|VERBREE, CAROLINE - Eth Zurich|
|SCHMELCHER, MATHIAS - Eth Zurich|
|LOESSNER, MARTIN - Eth Zurich|
Submitted to: Meeting Abstract
Publication Type: Abstract Only
Publication Acceptance Date: 5/21/2014
Publication Date: N/A
Technical Abstract: Mastitis in dairy cows is a widespread infection of the mammary glands that leads to high losses in dairy production. Most members of the Gram-positive genus Staphylococcus can cause mastitis, with Staphylococcus S. aureus being one of the major pathogens. Intramammary application of antibiotics is a commonly used treatment, but due to increasing drug resistance and low efficacy, there is a need for alternative treatment methods. The use of bacteriophage endolysins (peptidoglycan hydrolases; PGH), which exhibit lytic activity against Gram-positive bacteria, constitutes a promising approach. However, a crucial requirement for novel anti-mastitis drugs is high activity in cow milk. In this work, a PGH collection consisting of over 180 PGH constructs (parental enzyme, truncations and fusions) from two different labs was screened for proteins with high activity in milk using a novel 96-well plate-based screening protocol. Nine promising protein candidates were identified and subsequently analyzed by viable count assays with S. aureus-inoculated milk in an effort to further narrow down the selection of enzymes. The constructs Ami2638 and CHAPK_CWT-LST were identified as the most effective proteins, with activities similar to that of the reportedly strong PGH antimicrobial Lysostaphin. Since the two selected enzymes and Lysostaphin together represent three different types of catalytic specificity (MurNAc-L-Ala amidase; D-Ala-Gly endopeptidase; Gly-Gly endopeptidase), they were further analyzed for potential synergistic effects. Classical checkerboard assays in growth media revealed strong synergy between CHAPK_CWT-LST and Lysostaphin, moderate synergy between CHAPK_CWT-LST and Ami2638, and weak synergy between Ami2638 and Lysostaphin. A modified checkerboard assay using milk instead of broth, as well as time-kill experiments demonstrated synergy in milk against S. aureus for CHAPK_CWT-LST and Lysostaphin, CHAPK_CWT-LST and Ami2638, and the combination of all three proteins.
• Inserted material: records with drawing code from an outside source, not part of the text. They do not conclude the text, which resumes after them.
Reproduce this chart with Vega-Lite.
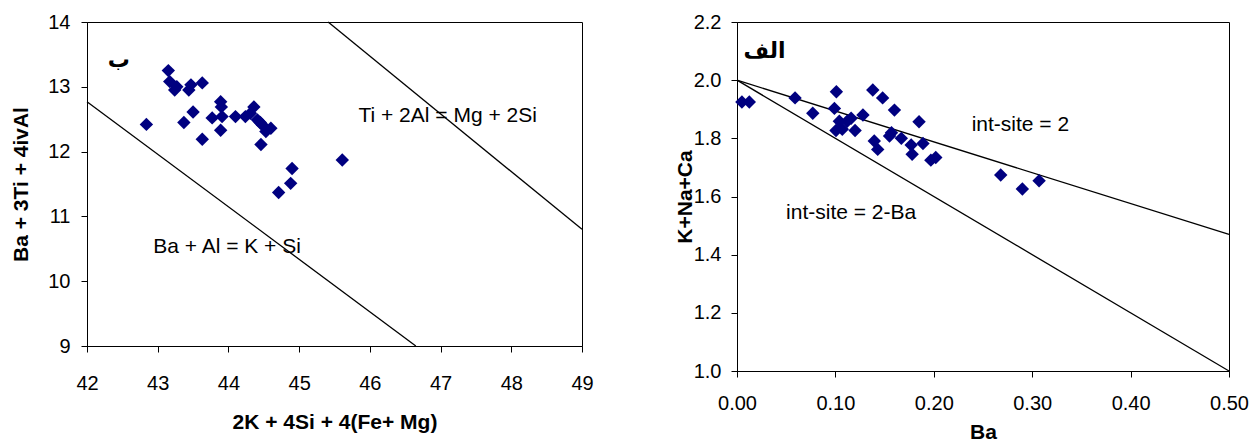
{
  "$schema": "https://vega.github.io/schema/vega-lite/v6.json",
  "background": "white",
  "padding": {"left": 9, "top": 11, "right": 5, "bottom": 0},
  "bounds": "flush",
  "spacing": 155,
  "config": {
    "view": {"stroke": "black", "strokeWidth": 1},
    "axis": {"grid": false, "domainColor": "black", "tickColor": "black", "labelColor": "black", "titleColor": "black",
      "labelFont": "Liberation Sans", "titleFont": "Liberation Sans", "labelFontSize": 20, "titleFontSize": 21,
      "titleFontWeight": "bold", "tickSize": 6, "labelFontWeight": "normal", "labelFlush": false, "labelOverlap": false}
  },
  "datasets": {
    "lpts": [
      {"x": 43.15, "y": 13.25}, {"x": 43.17, "y": 13.08}, {"x": 43.24, "y": 12.95}, {"x": 43.27, "y": 13.0},
      {"x": 43.44, "y": 12.95}, {"x": 43.47, "y": 13.03}, {"x": 43.63, "y": 13.06}, {"x": 42.84, "y": 12.42},
      {"x": 43.37, "y": 12.45}, {"x": 43.5, "y": 12.61}, {"x": 43.63, "y": 12.19}, {"x": 43.77, "y": 12.52},
      {"x": 43.89, "y": 12.77}, {"x": 43.91, "y": 12.54}, {"x": 43.89, "y": 12.33}, {"x": 43.9, "y": 12.69},
      {"x": 44.1, "y": 12.54}, {"x": 44.24, "y": 12.54}, {"x": 44.36, "y": 12.69}, {"x": 44.31, "y": 12.59},
      {"x": 44.41, "y": 12.49}, {"x": 44.48, "y": 12.41}, {"x": 44.6, "y": 12.36}, {"x": 44.53, "y": 12.31},
      {"x": 44.46, "y": 12.11}, {"x": 45.61, "y": 11.87}, {"x": 44.9, "y": 11.74}, {"x": 44.88, "y": 11.51},
      {"x": 44.71, "y": 11.37}, {"x": 44.45, "y": 12.45}
    ],
    "llines": [
      {"x1": 42, "y1": 12.77, "x2": 46.65, "y2": 9},
      {"x1": 45.41, "y1": 14, "x2": 49, "y2": 10.8}
    ],
    "ltext": [
      {"x": 47.1, "y": 12.545, "label": "Ti + 2Al = Mg + 2Si"},
      {"x": 43.98, "y": 10.53, "label": "Ba + Al = K + Si"}
    ],
    "larabic": [{"x": 42.45, "y": 13.41, "label": "ب"}],
    "rpts": [
      {"x": 0.005, "y": 1.925}, {"x": 0.0125, "y": 1.925}, {"x": 0.059, "y": 1.939}, {"x": 0.077, "y": 1.886},
      {"x": 0.101, "y": 1.96}, {"x": 0.099, "y": 1.903}, {"x": 0.104, "y": 1.859}, {"x": 0.1006, "y": 1.827},
      {"x": 0.107, "y": 1.831}, {"x": 0.112, "y": 1.859}, {"x": 0.116, "y": 1.869}, {"x": 0.12, "y": 1.827},
      {"x": 0.128, "y": 1.88}, {"x": 0.138, "y": 1.966}, {"x": 0.148, "y": 1.939}, {"x": 0.16, "y": 1.897},
      {"x": 0.1395, "y": 1.791}, {"x": 0.143, "y": 1.762}, {"x": 0.155, "y": 1.808}, {"x": 0.157, "y": 1.819},
      {"x": 0.167, "y": 1.8}, {"x": 0.177, "y": 1.777}, {"x": 0.178, "y": 1.745}, {"x": 0.185, "y": 1.857},
      {"x": 0.189, "y": 1.782}, {"x": 0.197, "y": 1.725}, {"x": 0.202, "y": 1.734}, {"x": 0.268, "y": 1.674},
      {"x": 0.29, "y": 1.626}, {"x": 0.307, "y": 1.654}
    ],
    "rlines": [
      {"x1": 0, "y1": 2.0, "x2": 0.5, "y2": 1.47},
      {"x1": 0, "y1": 2.0, "x2": 0.5, "y2": 1.0}
    ],
    "rtext": [
      {"x": 0.288, "y": 1.846, "label": "int-site = 2"},
      {"x": 0.116, "y": 1.544, "label": "int-site = 2-Ba"}
    ],
    "rarabic": [{"x": 0.028, "y": 2.1, "label": "الف"}]
  },
  "hconcat": [
    {
      "width": 495,
      "height": 324,
      "layer": [
        {
          "data": {"name": "llines"},
          "mark": {"type": "rule", "color": "black", "strokeWidth": 1.3},
          "encoding": {
            "x": {"field": "x1", "type": "quantitative", "scale": {"domain": [42, 49], "nice": false, "zero": false},
              "axis": {"values": [42, 43, 44, 45, 46, 47, 48, 49], "format": "d", "title": "2K + 4Si + 4(Fe+ Mg)", "labelPadding": 21, "titleY": 76, "titleBaseline": "middle"}},
            "y": {"field": "y1", "type": "quantitative", "scale": {"domain": [9, 14], "nice": false, "zero": false},
              "axis": {"values": [9, 10, 11, 12, 13, 14], "format": "d", "title": "Ba + 3Ti + 4ivAl", "labelPadding": 11, "titleX": -66, "titleBaseline": "middle"}},
            "x2": {"field": "x2"},
            "y2": {"field": "y2"}
          }
        },
        {
          "data": {"name": "lpts"},
          "mark": {"type": "point", "shape": "diamond", "filled": true, "color": "#000080", "size": 180, "opacity": 1},
          "encoding": {
            "x": {"field": "x", "type": "quantitative"},
            "y": {"field": "y", "type": "quantitative"}
          }
        },
        {
          "data": {"name": "ltext"},
          "mark": {"type": "text", "font": "Liberation Sans", "fontSize": 21, "color": "black"},
          "encoding": {
            "x": {"field": "x", "type": "quantitative"},
            "y": {"field": "y", "type": "quantitative"},
            "text": {"field": "label"}
          }
        },
        {
          "data": {"name": "larabic"},
          "mark": {"type": "text", "font": "DejaVu Sans", "fontWeight": "bold", "fontSize": 22, "color": "black"},
          "encoding": {
            "x": {"field": "x", "type": "quantitative"},
            "y": {"field": "y", "type": "quantitative"},
            "text": {"field": "label"}
          }
        }
      ]
    },
    {
      "width": 492,
      "height": 349,
      "layer": [
        {
          "data": {"name": "rlines"},
          "mark": {"type": "rule", "color": "black", "strokeWidth": 1.3},
          "encoding": {
            "x": {"field": "x1", "type": "quantitative", "scale": {"domain": [0, 0.5], "nice": false, "zero": false},
              "axis": {"values": [0, 0.1, 0.2, 0.3, 0.4, 0.5], "format": ".2f", "title": "Ba", "labelPadding": 16, "titleY": 61, "titleBaseline": "middle"}},
            "y": {"field": "y1", "type": "quantitative", "scale": {"domain": [1.0, 2.2], "nice": false, "zero": false},
              "axis": {"values": [1.0, 1.2, 1.4, 1.6, 1.8, 2.0, 2.2], "format": ".1f", "title": "K+Na+Ca", "labelPadding": 10, "titleX": -52, "titleBaseline": "middle"}},
            "x2": {"field": "x2"},
            "y2": {"field": "y2"}
          }
        },
        {
          "data": {"name": "rpts"},
          "mark": {"type": "point", "shape": "diamond", "filled": true, "color": "#000080", "size": 180, "opacity": 1},
          "encoding": {
            "x": {"field": "x", "type": "quantitative"},
            "y": {"field": "y", "type": "quantitative"}
          }
        },
        {
          "data": {"name": "rtext"},
          "mark": {"type": "text", "font": "Liberation Sans", "fontSize": 21, "color": "black"},
          "encoding": {
            "x": {"field": "x", "type": "quantitative"},
            "y": {"field": "y", "type": "quantitative"},
            "text": {"field": "label"}
          }
        },
        {
          "data": {"name": "rarabic"},
          "mark": {"type": "text", "font": "DejaVu Sans", "fontWeight": "bold", "fontSize": 22, "color": "black"},
          "encoding": {
            "x": {"field": "x", "type": "quantitative"},
            "y": {"field": "y", "type": "quantitative"},
            "text": {"field": "label"}
          }
        }
      ]
    }
  ]
}
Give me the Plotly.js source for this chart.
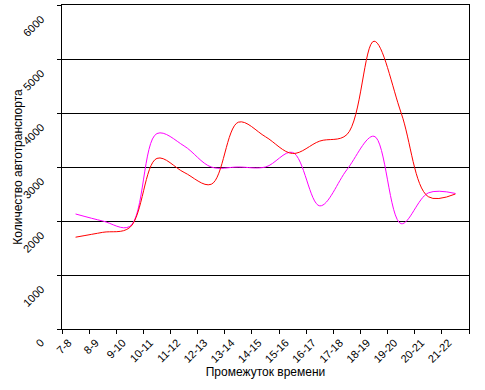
<!DOCTYPE html>
<html>
<head>
<meta charset="utf-8">
<script src="https://cdn.plot.ly/plotly-3.0.1.min.js"></script>
<style>html,body{margin:0;padding:0;background:#fff;}#chart{width:485px;height:390px;}</style>
</head>
<body>
<div id="chart"></div>
<script>
var categories = ["7-8","8-9","9-10","10-11","11-12","12-13","13-14","14-15","15-16","16-17","17-18","18-19","19-20","20-21","21-22"];
var seriesRed = [1700, 1790, 1880, 3160, 2900, 2680, 3830, 3560, 3250, 3480, 3600, 5330, 4000, 2450, 2500];
var seriesMagenta = [2130, 2000, 1900, 3620, 3390, 3000, 3000, 3000, 3270, 2280, 2950, 3570, 1950, 2520, 2510];
var yTicks = [0, 1000, 2000, 3000, 4000, 5000, 6000];
var yTickLabels = ["0", "1000", "2000", "3000", "4000", "5000", "6000"];

var font = "Liberation Sans, Arial, sans-serif";
var traces = [
  {x: categories, y: seriesMagenta, type: "scatter", mode: "lines",
   line: {color: "#FF00FF", width: 1, shape: "spline", smoothing: 1}, hoverinfo: "none"},
  {x: categories, y: seriesRed, type: "scatter", mode: "lines",
   line: {color: "#FF0000", width: 1, shape: "spline", smoothing: 1}, hoverinfo: "none"}
];
var annotations = yTicks.map(function (v, i) {
  return {
    xref: "paper", yref: "y", x: 0, y: v,
    text: yTickLabels[i], showarrow: false, textangle: -45,
    xanchor: "right", yanchor: "top", xshift: -13, yshift: -5,
    font: {family: font, size: 11, color: "#000"}
  };
});
var layout = {
  width: 485, height: 390,
  margin: {l: 62, r: 16, t: 5, b: 61, pad: 0},
  paper_bgcolor: "#fff", plot_bgcolor: "#fff",
  showlegend: false,
  font: {family: font, size: 11, color: "#000"},
  annotations: annotations,
  xaxis: {
    type: "category", range: [-0.5, 14.5],
    tickson: "boundaries", ticks: "outside", ticklen: 4, tickcolor: "#000", tickwidth: 1,
    tickangle: -45, ticklabelshift: -7, ticklabelstandoff: 2,
    showgrid: false, showline: true, linecolor: "#000", linewidth: 1, mirror: true,
    tickfont: {family: font, size: 11, color: "#000"},
    title: {text: "Промежуток времени", font: {family: font, size: 12, color: "#000"}, standoff: 3}
  },
  yaxis: {
    range: [0, 6000], tickvals: yTicks, showticklabels: false,
    ticks: "outside", ticklen: 4, tickcolor: "#000", tickwidth: 1,
    showgrid: true, gridcolor: "#000", gridwidth: 1,
    zeroline: false, showline: true, linecolor: "#000", linewidth: 1, mirror: true,
    title: {text: "Количество автотранспорта", font: {family: font, size: 12, color: "#000"}, standoff: 31}
  }
};
Plotly.newPlot("chart", traces, layout, {staticPlot: true, displayModeBar: false});
</script>
</body>
</html>
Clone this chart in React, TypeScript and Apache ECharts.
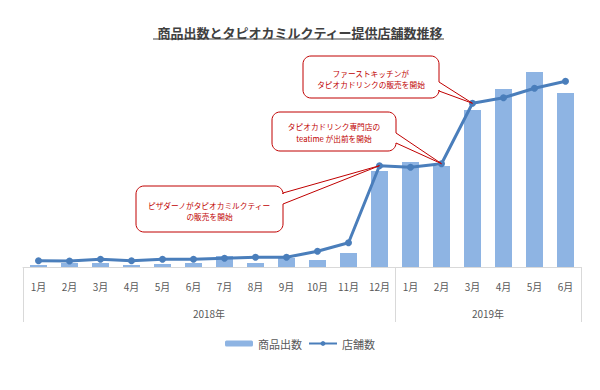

The most effective combination (CHAPK_CWT-LST and Lysostaphin) was shown to be active against all strains within a collection of S. aureus and coagulase-negative Staphylococcus mastitis isolates. The results of this work together with previously published data suggest high potential of the identified proteins as antimicrobials for treatment of mastitis and support their further characterization in animal models.